Question 30 Dijksterhuis and his colleagues claim in their article that 

(A) our cognitive resources improve as tasks become more complex 

(B) conscious decision making is negative affected by task complexity 

(C) unconscious decision making is a popular approach 

(D) deliberation without attention defines the way we make decisions

Question 31 Dijksterhuis’s car study found that, in simple tasks, participants 

(A) were involved in lengthy discussions 

(B) found it impossible to make decisions quickly 

(C) were unable to differentiate between the options 

(D) could make a better choice when allowed to concentrate

Questions 32-35

Complete the summary using the list of words A- I below. Write the correct letter, A—I, in boxes 32—35 on your answer sheet.

Dijksterhuis’s shopping study and its conclusions

Using clothing and furniture as examples of different types of purchases, Dijksterhuis questioned shoppers on their satisfaction with what they had bought.

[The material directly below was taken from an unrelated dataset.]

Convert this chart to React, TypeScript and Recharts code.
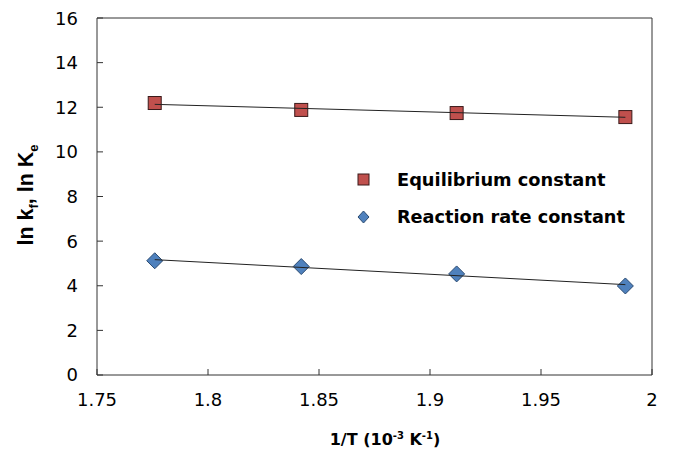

People who spent 32_________ time buying simple clothing items were more satisfied than those who had not. However, when buying furniture, shoppers made 33_______ purchasing decisions if they didn’t think too hard. From this, the researchers concluded that in other choices, perhaps more important than shopping. 34________ decisions are best made by the unconscious. The writer comments that Dijksterhuis’s finding is apparently 35__________ but nonetheless true.

A more B counterintuitive C simple 
D  better  E conscious  F obvious 
G complex H less I worse

Questions 36-40 

Do the following statements agree with the views of the writer in Reading Passage 3?

In boxes 36 – 40 on your answer sheet, write

YES if the statement agrees with the writer
NO if the statement does not agree with the writer
NOT GIVEN if there is no information about this in the passage

(36) Dijksterhuis’s findings agree with existing political and management theories. 

(37) Some political leaders seem to use deliberation without attention when making complex decisions. 

(38) All political decisions are complex ones. 

(39) We judge political errors according to our own political beliefs. 

(40) Social considerations must be taken into account for any examination of decision-making to prove useful.